İstanbul sözleşmesi yaşatır dedik; ama bu sözleşmenin yokluğunda, yine bir canımız aramızdan hunharca koparıldı. Hepimizin çocuğu, evladıydı Sıla Şentürk ve daha 16 yaşındaydı.
Ülkemizin neresinde olduğu önemli değil daha hayatının başında zorla nişanlandırılan, evlendirilen ve şiddete maruz kalan binlerce çocuktan biriydi Sıla; DUYMADIK!Çocukluk umutları, hayalleri, yaşama sevinci zorla elinden alındı, GÖRMEDİK! Sıla’yı yaşatabilseydik eğer; okula gidecekti, geleceğe dair hayaller kuracaktı ve bu hayallerden bir gelecek tasarlayacaktı kendine; ama izin vermediler, UMURSAMADIK. Bizler toplum olarak
Sılamızı KO-RU-YA-MA-DIK!
İstanbul Sözleşmesi’nin bir kalemde hukuk alanından çıkarılmasından beri, bu kaçınca acı ve daha kaç tane acı ile sınanacağız? &S230;.. Alışmadık, alışmayacağız, sessiz kalmayacağız, susmayacağız.

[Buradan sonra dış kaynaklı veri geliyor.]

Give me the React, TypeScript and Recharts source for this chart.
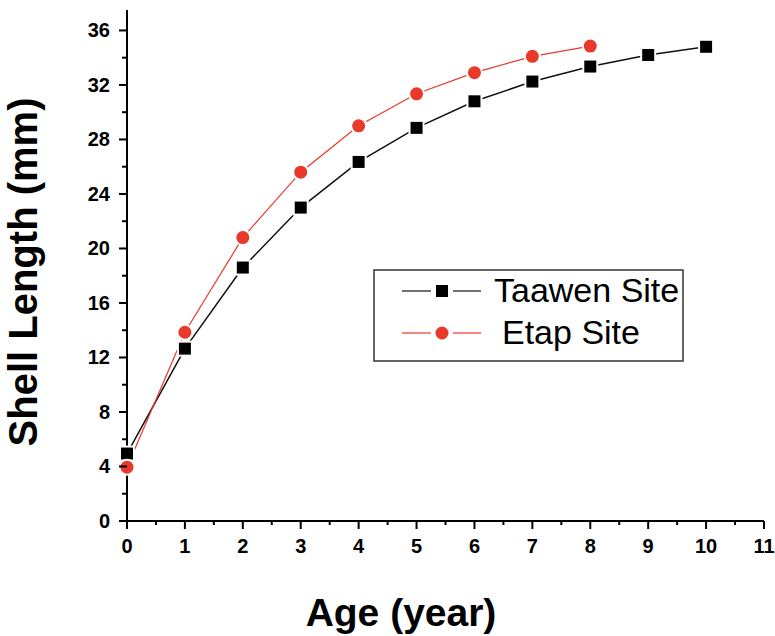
import React from "react";
import { Legend, Line, LineChart, XAxis, YAxis } from "recharts";

// shell length (mm) by age (year)
const ages = [0, 1, 2, 3, 4, 5, 6, 7, 8, 9, 10];
const taawenLength = [4.95, 12.65, 18.6, 23.0, 26.35, 28.85, 30.8, 32.25, 33.35, 34.2, 34.8];
const etapLength = [3.95, 13.85, 20.8, 25.6, 29.0, 31.35, 32.9, 34.1, 34.85];

const xTicks = [0, 0.5, 1, 1.5, 2, 2.5, 3, 3.5, 4, 4.5, 5, 5.5, 6, 6.5, 7, 7.5, 8, 8.5, 9, 9.5, 10, 10.5, 11];
const yTicks = [0, 2, 4, 6, 8, 10, 12, 14, 16, 18, 20, 22, 24, 26, 28, 30, 32, 34, 36];

const FONT = "Arial, 'Liberation Sans', Helvetica, sans-serif";
const RED = "#e8392b";
const BLACK = "#111";

const data = ages.map((age, i) => ({
  age,
  taawen: taawenLength[i],
  etap: etapLength[i],
}));

function XTick({ x, y, payload }: any) {
  const v = payload.value;
  const major = Number.isInteger(v);
  return (
    <g>
      <line x1={x} x2={x} y1={y} y2={y + (major ? 8 : 4)} stroke="#000" strokeWidth={2} />
      {major && (
        <text x={x} y={y + 32} textAnchor="middle" fontSize={20} fontWeight="bold" fontFamily={FONT} fill="#000">
          {v}
        </text>
      )}
    </g>
  );
}

function YTick({ x, y, payload }: any) {
  const v = payload.value;
  const major = v % 4 === 0;
  return (
    <g>
      <line x1={x} x2={x - (major ? 8 : 5)} y1={y} y2={y} stroke="#000" strokeWidth={2} />
      {major && (
        <text x={x - 17} y={y + 7} textAnchor="end" fontSize={20} fontWeight="bold" fontFamily={FONT} fill="#000">
          {v}
        </text>
      )}
    </g>
  );
}

function SquareDot({ cx, cy, index }: any) {
  if (cx == null || cy == null) return <g key={index} />;
  return <rect key={index} x={cx - 7} y={cy - 7} width={14} height={14} fill="#000" stroke="#fff" strokeWidth={2} />;
}

function CircleDot({ cx, cy, index }: any) {
  if (cx == null || cy == null) return <g key={index} />;
  return <circle key={index} cx={cx} cy={cy} r={7.5} fill={RED} stroke="#fff" strokeWidth={2} />;
}

function LegendBox() {
  return (
    <svg width={311} height={93} style={{ display: "block" }}>
      <rect x={1} y={1} width={309} height={91} fill="#fff" stroke="#333" strokeWidth={1.5} />
      <line x1={29} x2={58} y1={22} y2={22} stroke={BLACK} strokeWidth={1.2} />
      <line x1={80} x2={108} y1={22} y2={22} stroke={BLACK} strokeWidth={1.2} />
      <rect x={63} y={16} width={12} height={12} fill="#000" />
      <text x={121} y={33} fontSize={34} fontFamily={FONT} fill="#000">
        Taawen Site
      </text>
      <line x1={29} x2={58} y1={64} y2={64} stroke={RED} strokeWidth={1.2} />
      <line x1={80} x2={108} y1={64} y2={64} stroke={RED} strokeWidth={1.2} />
      <circle cx={69} cy={64} r={6.5} fill={RED} />
      <text x={129} y={75} fontSize={34} fontFamily={FONT} fill="#000">
        Etap Site
      </text>
    </svg>
  );
}

export default function App() {
  return (
    <div style={{ position: "absolute", left: 0, top: 0, width: 775, height: 636, background: "#fff" }}>
      <LineChart width={775} height={636} data={data} margin={{ top: 10, right: 11, left: 0, bottom: 0 }}>
        <XAxis
          dataKey="age"
          type="number"
          domain={[0, 11]}
          ticks={xTicks}
          interval={0}
          height={115}
          tickSize={0}
          tickMargin={0}
          tick={<XTick />}
          axisLine={{ stroke: "#000", strokeWidth: 2 }}
          label={{
            content: ({ viewBox }: any) => (
              <text
                x={viewBox.x + 274}
                y={viewBox.y + 105}
                textAnchor="middle"
                fontSize={39}
                fontWeight="bold"
                fontFamily={FONT}
                fill="#000"
              >
                Age (year)
              </text>
            ),
          }}
        />
        <YAxis
          type="number"
          domain={[0, 37.5]}
          ticks={yTicks}
          interval={0}
          width={127}
          tickSize={0}
          tickMargin={0}
          tick={<YTick />}
          allowDataOverflow
          axisLine={{ stroke: "#000", strokeWidth: 2 }}
          label={{
            content: ({ viewBox }: any) => (
              <text
                x={37}
                y={viewBox.y + 262}
                transform={`rotate(-90, 37, ${viewBox.y + 262})`}
                textAnchor="middle"
                fontSize={40}
                fontWeight="bold"
                fontFamily={FONT}
                fill="#000"
              >
                Shell Length (mm)
              </text>
            ),
          }}
        />
        <Legend
          layout="vertical"
          align="center"
          verticalAlign="middle"
          content={<LegendBox />}
          wrapperStyle={{ position: "absolute", left: 373, top: 269, width: 311, height: 93 }}
        />
        <Line
          type="linear"
          dataKey="taawen"
          name="Taawen Site"
          stroke={BLACK}
          strokeWidth={1.5}
          dot={<SquareDot />}
          isAnimationActive={false}
        />
        <Line
          type="linear"
          dataKey="etap"
          name="Etap Site"
          stroke={RED}
          strokeWidth={1.2}
          dot={<CircleDot />}
          isAnimationActive={false}
        />
      </LineChart>
    </div>
  );
}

Memleketimizde hiçbir ayrım gözetmeden şiddete maruz kalan tün kesimlerin yanında olmaya, ölümleri kanıksamadan tüm gerçekleri haykırmaya devam edeceğiz;İSTANBUL SÖZLEŞMESİ YAŞATIR!
İnsanlık tarihi boyunca şiddete karşı yapılan bir mücadelenin ürünü olan bu sözleşme; getirdiği mekanizmalar ile ŞİDDETTEN ve KORKUDAN uzak, bireyin cinsiyetine bakılmaksızın toplum içerisinde güven içinde yaşamasının teminatıydı. Bu sözleşmeden çıkmanın bedelini her dakika şiddet sarmalında yitirdiğimiz canlarımızın acılarını yaşayarak görüyoruz.
Artık YETER! Hepimizin çocuğu Sıla’mızın acısı yüreklerimizde; başka çocuklarımızı, başka kadınlarımızı şiddet sarmalı içinde yitirmek istemiyoruz. Yeter diyoruz ve İstanbul Sözleşmesi tüm mekanizmaları ile ivedi olarak geri getirilmesini talep ediyoruz.